SPOILER WARNING: Information below may spoil important story elements. Back away now if you're not interested in knowing before playing.
The new God of War game is no longer set in Greek mythology, but this time, it’s all about Norse mythology, the gods of the Vikings. It’s a refreshing change from the original outlook, and probably one of the few options the designers had since all of the Greek gods are dead.
In the new game, Kratos lives in the Norse world with his son, Atreus. He’s a single father who must teach his son on how to be a god. Not only that, Kratos must master the rage that caused the destruction of Olympus and the Greek lands.
We understand that Kratos is well aware of the Norse gods, and is doing his best to stay out of their way. However, the gods are also well aware of him and his past, and that’s something they do not wish to befall their lands.
It didn’t take long for Odin to send gods to apprehend and defeat Kratos, but then you get to realize that Odin, unknowingly to him, is putting the pieces in place to cause Ragnarok, and ultimately his own demise.
The Villain Baldur
OK, so Baldur, the god of light in Norse mythology, is the primary villain in God of War, and it makes perfect sense if you’ve kept up with your mythology as of late.
You see, in Norse mythology, Baldur is the son of Odin and Frigg. He’s said to be quite handsome to the point where he gives off light. All the gods love him due to his gracious and joyful nature.

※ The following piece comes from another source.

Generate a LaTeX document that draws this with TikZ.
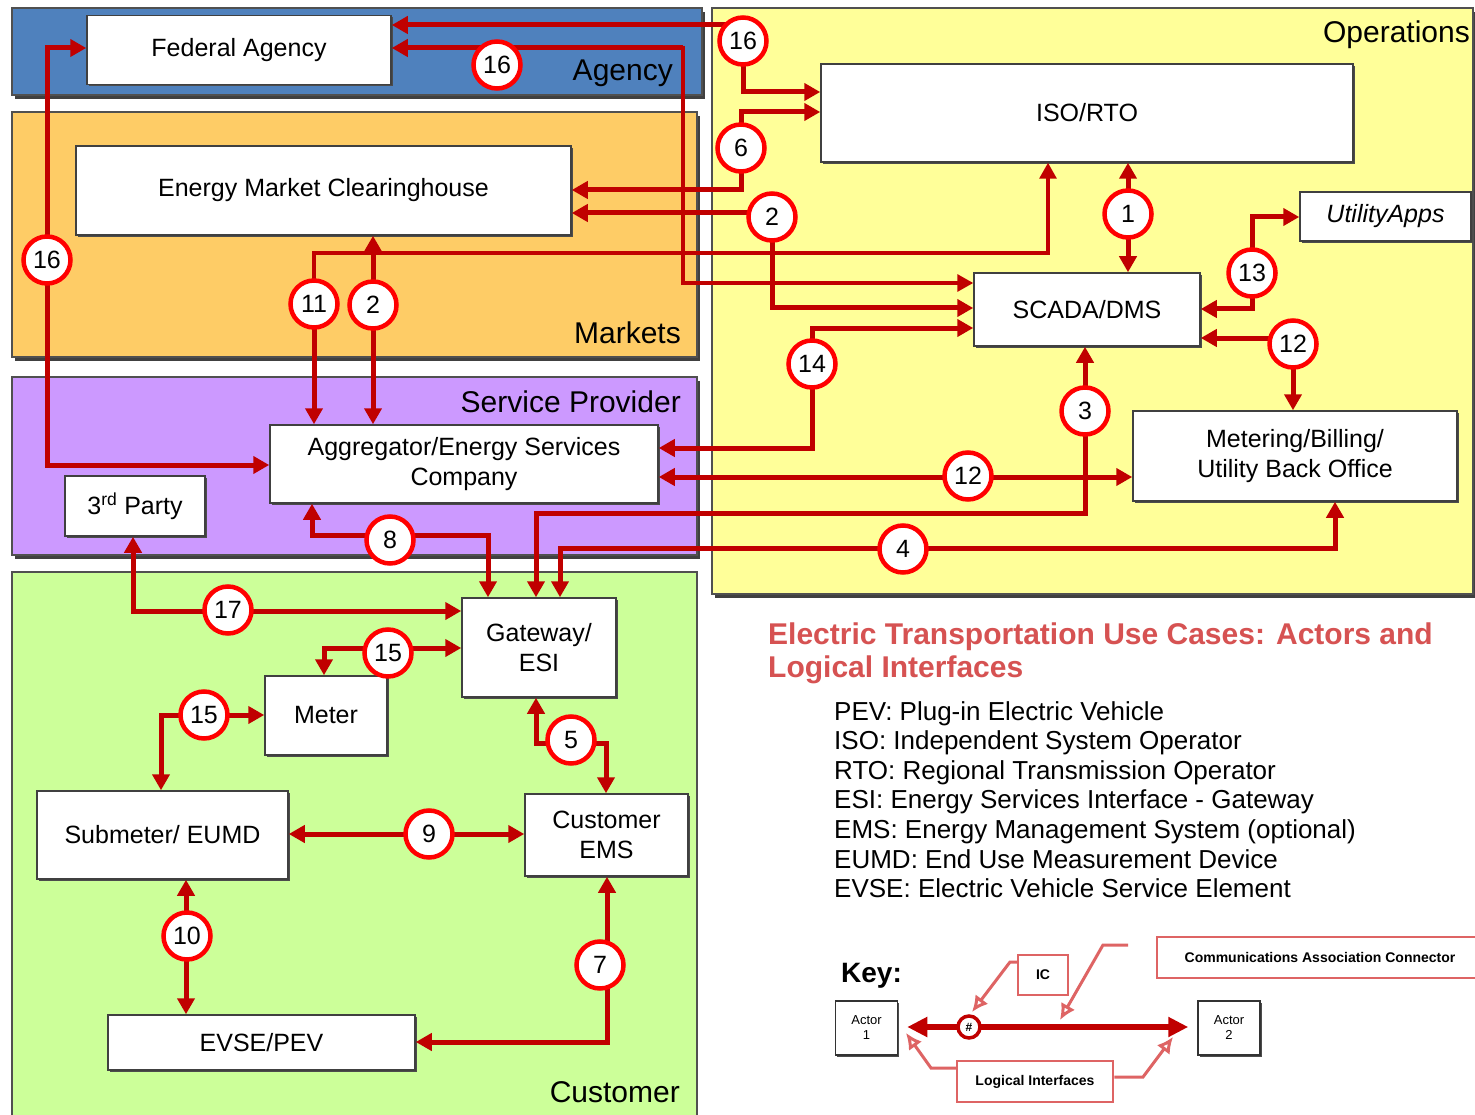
\documentclass[tikz,border=0pt]{standalone}
\usepackage{fontspec}
\setmainfont{Liberation Sans}
\usetikzlibrary{arrows.meta,shadows}
\definecolor{agencyblue}{RGB}{79,129,189}
\definecolor{marketorange}{RGB}{254,204,102}
\definecolor{spurple}{RGB}{204,153,255}
\definecolor{custgreen}{RGB}{204,255,153}
\definecolor{opsyellow}{RGB}{255,255,153}
\definecolor{connred}{RGB}{192,0,0}
\definecolor{circred}{RGB}{255,0,0}
\definecolor{titlered}{RGB}{214,82,82}
\definecolor{keyred}{RGB}{222,100,100}
\definecolor{panelline}{RGB}{80,80,80}
\newcommand\bxf{\fontsize{25}{30}\selectfont}
\newcommand\plf{\fontsize{30}{34}\selectfont}
\begin{document}
\begin{tikzpicture}[x=1pt,y=-1pt,
  >={Triangle[length=16pt,width=17pt]},
  panel/.style={draw=panelline,line width=1.5pt},
  pshadow/.style={fill=black!75},
  plabel/.style={anchor=base east,inner sep=0pt,font=\plf},
  box/.style={draw=black!75,line width=1.5pt,fill=white,align=center,inner sep=0pt,font=\bxf,
    drop shadow={shadow xshift=1.5pt,shadow yshift=-2pt,fill=black!70,opacity=1}},
  circ/.style={circle,draw=circred,line width=4.5pt,fill=white,minimum size=47pt,inner sep=0pt,font=\fontsize{25}{25}\selectfont},
  conn/.style={draw=connred,line width=5pt},
  thinconn/.style={draw=connred,line width=3.2pt},
  gloss/.style={anchor=base west,inner sep=0pt,font=\fontsize{26}{30}\selectfont},
  keybox/.style={draw=black!80,line width=1.5pt,fill=white,align=center,inner sep=0pt,minimum width=62pt,minimum height=54pt,font=\fontsize{13}{15}\selectfont,
    drop shadow={shadow xshift=1.5pt,shadow yshift=-2pt,fill=black!70,opacity=1}},
  redbox/.style={draw=keyred,line width=2.5pt,fill=white,inner sep=0pt,font=\bfseries\fontsize{14}{16}\selectfont},
  pointer/.style={draw=keyred,line width=3pt,-{Latex[open,length=16pt,width=16pt]}},
]
\useasboundingbox (0,0) rectangle (1475,1115);
\fill[white] (0,0) rectangle (1475,1115);

% ---------------- panels ----------------
\fill[pshadow] (15,12) rectangle (705,99);
\draw[panel,fill=agencyblue] (12,8) rectangle (702,95);
\fill[pshadow] (15,116) rectangle (700,361);
\draw[panel,fill=marketorange] (12,112) rectangle (697,357);
\fill[pshadow] (15,381) rectangle (700,559);
\draw[panel,fill=spurple] (12,377) rectangle (697,555);
\draw[panel,fill=custgreen] (12,572) rectangle (697,1125);
\fill[pshadow] (715,12) rectangle (1476,598);
\draw[panel,fill=opsyellow] (712,8) rectangle (1473,594);

\node[plabel] (lagency) at (673,80.5) {Agency};
\node[plabel] (lmarkets) at (681,343) {Markets};
\node[plabel] (lsp) at (681,412) {Service Provider};
\node[plabel] (lcust) at (680,1102) {Customer};
\node[plabel] (lops) at (1470,42.5) {Operations};

% ---------------- boxes ----------------
\node[box,minimum width=304pt,minimum height=69pt] (fed) at (239,50) {Federal Agency};
\node[box,minimum width=495pt,minimum height=89pt] (emc) at (323.5,190.5) {Energy Market Clearinghouse};
\node[box,minimum width=388pt,minimum height=78pt] (agg) at (464,464) {Aggregator/Energy Services\\Company};
\node[box,minimum width=140pt,minimum height=60pt] (third) at (135,506) {3\textsuperscript{rd} Party};
\node[box,minimum width=154pt,minimum height=99pt] (gw) at (539,647.5) {Gateway/\\ESI};
\node[box,minimum width=122pt,minimum height=79pt] (meter) at (326,715.5) {Meter};
\node[box,minimum width=251pt,minimum height=88pt] (sub) at (162.5,835) {Submeter/ EUMD};
\node[box,minimum width=163pt,minimum height=82pt] (ems) at (606.5,835) {Customer\\EMS};
\node[box,minimum width=307pt,minimum height=55pt] (evse) at (261.5,1042.5) {EVSE/PEV};
\node[box,minimum width=532pt,minimum height=98pt] (iso) at (1087,113) {ISO/RTO};
\node[box,minimum width=226pt,minimum height=73pt] (scada) at (1087,309.5) {SCADA/DMS};
\node[box,minimum width=171pt,minimum height=49pt] (apps) at (1385.5,216.5) {\itshape UtilityApps};
\node[box,minimum width=324pt,minimum height=90pt] (mbo) at (1295,456) {Metering/Billing/\\Utility Back Office};

% ---------------- circle positions ----------------
\coordinate (p16a) at (743,41);
\coordinate (p16b) at (497,65);
\coordinate (p16c) at (47,260);
\coordinate (p6) at (741,148);
\coordinate (p2a) at (772,217);
\coordinate (p2b) at (373,305);
\coordinate (p11) at (314,304);
\coordinate (p1) at (1128,214);
\coordinate (p13) at (1252,273);
\coordinate (p12a) at (1293,344);
\coordinate (p14) at (812,364);
\coordinate (p3) at (1085,411);
\coordinate (p12b) at (968,476);
\coordinate (p4) at (903,549);
\coordinate (p8) at (390,540);
\coordinate (p17) at (228,610);
\coordinate (p15a) at (388,653);
\coordinate (p15b) at (204,715);
\coordinate (p5) at (571,740);
\coordinate (p9) at (429,834);
\coordinate (p10) at (187,936);
\coordinate (p7) at (600,965);

% ---------------- connectors ----------------
% 16 (top)
\draw[conn,->] (p16a |- 0,25) -- (fed.east |- 0,25);
\draw[conn,->] (p16a) |- (iso.west |- 0,92);
% 6
\draw[conn,->] (p6) |- (iso.west |- 0,112);
\draw[conn,->] (p6) |- (emc.east |- 0,190);
% 2 (upper)
\draw[conn,->] (p2a |- 0,213) -- (emc.east |- 0,213);
\draw[conn,->] (p2a) |- (scada.west |- 0,308);
% 16 (agency)
\draw[conn,->] (683,48) -- (fed.east |- 0,48);
\draw[thinconn,->] (683,46) -- (683,283) -- (scada.west |- 0,283);
% 16 (left)
\draw[conn,<->] (fed.west |- 0,48) -| (p16c) |- (agg.west |- 0,465);
% 11
\draw[thinconn,->] (p11) |- (1048,253) -- (1048,0 |- iso.south);
\draw[conn,->] (p11) -- (p11 |- agg.north);
% 2 (lower)
\draw[conn,->] (p2b) -- (p2b |- emc.south);
\draw[conn,->] (p2b) -- (p2b |- agg.north);
% 1
\draw[conn,->] (p1) -- (p1 |- iso.south);
\draw[conn,->] (p1) -- (p1 |- scada.north);
% 13
\draw[conn,->] (p13) |- (apps.west |- 0,217);
\draw[conn,->] (p13) |- (scada.east |- 0,309);
% 12 (upper)
\draw[conn,->] (p12a |- 0,338) -- (scada.east |- 0,338);
\draw[conn,->] (p12a) -- (p12a |- mbo.north);
% 14
\draw[conn,->] (p14) |- (scada.west |- 0,328);
\draw[conn,->] (p14) |- (agg.east |- 0,448);
% 12 (lower)
\draw[conn,<->] (agg.east |- 0,477) -- (mbo.west |- 0,477);
% 3
\draw[conn,->] (p3) -- (p3 |- scada.south);
\draw[conn,->] (p3) |- (536,513) -- (536,0 |- gw.north);
% 4
\draw[conn,<->] (560,0 |- gw.north) |- (1335,548) -- (1335,0 |- mbo.south);
% 8
\draw[conn,<->] (312,0 |- agg.south) |- (488,535) -- (488,0 |- gw.north);
% 17
\draw[conn,<->] (133,0 |- third.south) |- (gw.west |- 0,611);
% 15 (upper)
\draw[conn,<->] (324,0 |- meter.north) |- (gw.west |- 0,648);
% 15 (lower)
\draw[conn,<->] (161,0 |- sub.north) |- (meter.west |- 0,715);
% 5
\draw[conn,<->] (536,0 |- gw.south) |- (606,743) -- (606,0 |- ems.north);
% 9
\draw[conn,<->] (sub.east |- 0,834) -- (ems.west |- 0,834);
% 10
\draw[conn,<->] (186,0 |- sub.south) -- (186,0 |- evse.north);
% 7
\draw[conn,<->] (607,0 |- ems.south) |- (evse.east |- 0,1042);

% ---------------- circles ----------------
\node[circ] (c16a) at (p16a) {16};
\node[circ] (c16b) at (p16b) {16};
\node[circ] (c16c) at (p16c) {16};
\node[circ] (c6) at (p6) {6};
\node[circ] (c2a) at (p2a) {2};
\node[circ] (c2b) at (p2b) {2};
\node[circ] (c11) at (p11) {11};
\node[circ] (c1) at (p1) {1};
\node[circ] (c13) at (p13) {13};
\node[circ] (c12a) at (p12a) {12};
\node[circ] (c14) at (p14) {14};
\node[circ] (c3) at (p3) {3};
\node[circ] (c12b) at (p12b) {12};
\node[circ] (c4) at (p4) {4};
\node[circ] (c8) at (p8) {8};
\node[circ] (c17) at (p17) {17};
\node[circ] (c15a) at (p15a) {15};
\node[circ] (c15b) at (p15b) {15};
\node[circ] (c5) at (p5) {5};
\node[circ] (c9) at (p9) {9};
\node[circ] (c10) at (p10) {10};
\node[circ] (c7) at (p7) {7};

% ---------------- title and glossary ----------------
\node[anchor=base west,inner sep=0pt,text=titlered,font=\bfseries\fontsize{30}{33}\selectfont] (t1) at (768,644) {Electric Transportation Use Cases: Actors and};
\node[anchor=base west,inner sep=0pt,text=titlered,font=\bfseries\fontsize{30}{33}\selectfont] (t2) at (768,677) {Logical Interfaces};
\foreach \t [count=\i] in {PEV: Plug-in Electric Vehicle,ISO: Independent System Operator,RTO: Regional Transmission Operator,ESI: Energy Services Interface - Gateway,EMS: Energy Management System (optional),EUMD: End Use Measurement Device,EVSE: Electric Vehicle Service Element}
  \node[gloss] (g\i) at (834,{720+29.6*(\i-1)}) {\t};

% ---------------- key ----------------
\node[anchor=base west,inner sep=0pt,font=\bfseries\fontsize{28}{30}\selectfont] (keylbl) at (841,982) {Key:};
\node[keybox] (a1) at (866.5,1028) {Actor\\1};
\node[keybox] (a2) at (1229,1028) {Actor\\2};
\draw[draw=connred,line width=6.5pt,{Triangle[length=20pt,width=19pt]}-{Triangle[length=20pt,width=19pt]},shorten <=9pt,shorten >=9pt] (a1.east |- 0,1027) -- (a2.west |- 0,1027);
\node[circle,draw=connred,line width=3.5pt,fill=white,minimum size=22pt,inner sep=0pt,font=\bfseries\fontsize{12}{12}\selectfont] (kc) at (969,1027) {\#};
\node[redbox,minimum width=50pt,minimum height=40pt] (ic) at (1043,975) {IC};
\node[redbox,minimum width=326pt,minimum height=41pt] (comm) at (1320,957.5) {Communications Association Connector};
\node[redbox,minimum width=156pt,minimum height=41pt] (li) at (1035,1081.5) {Logical Interfaces};
\coordinate (k1) at (972,1012);
\coordinate (k2s) at (1128,945);
\coordinate (k2) at (1060,1020);
\coordinate (k3) at (906,1033);
\coordinate (k4) at (1173,1037);
\draw[pointer] (ic.west |- 0,962) -- (1010,962) -- (k1);
\draw[pointer] (k2s) -- (1103,945) -- (k2);
\draw[pointer] (li.west |- 0,1068) -- (931,1068) -- (k3);
\draw[pointer] (li.east |- 0,1077) -- (1143,1077) -- (k4);
\end{tikzpicture}
\end{document}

However, one day Baldur began to have strange dreams that spoke of his death, and that’s a problem because another prophecy states that Baldur’s death is the harbinger of Ragnarok, the destruction of the gods.
With this in mind, his mother, Frigg, decided to travel the lands to gain oaths from everything that could harm her son.
She returned home, confident that he’s invincible, at which point, the other gods began throwing all manner of things at Baldur, and to their surprise, they bounce off without causing a scratch.
In the game, God of War, we get to see early on how impossible it was to kill Baldur. No matter what Kratos did, this man kept coming back for more because not only can he not die, he’s also unable to feel pain.
Death of Baldur
The death of the god of light is quite strange in Norse mythology. You see, Loki, the trickster god, saw an opportunity to cause some mischief. He approached Frigg and asked her if she managed to overlook any little detail during her quest to gain oaths to make her son invincible.
Not knowing what Loki was up to, Frigg let be known to him that she didn’t gain an oath from the mistletoe because to her, it’s small and harmless. Right away, Loki went and designed a spear with a mistletoe at the tip.
He then convinced Hodr, the blind god, to throw the spear at Baldur. Surprisingly, the spear pierced through his flesh, killing him on the spot.
The gods, realizing what they have done, sent one of their own to the underworld to retrieve Baldur from the death goddess, Hel. The plan failed, and as such, Ragnarok was not aborted, and all the gods fell.
Will the Same Happen in God of War?
Well, we’ve seen where the magic that protects Baldur was removed by a mistletoe, which made it possible for him to feel pain, and to be killed. This is sign enough that Baldur was under protection, therefore, it’s safe to say Kratos is the cause of Ragnarok, and the Norse gods only have themselves to blame.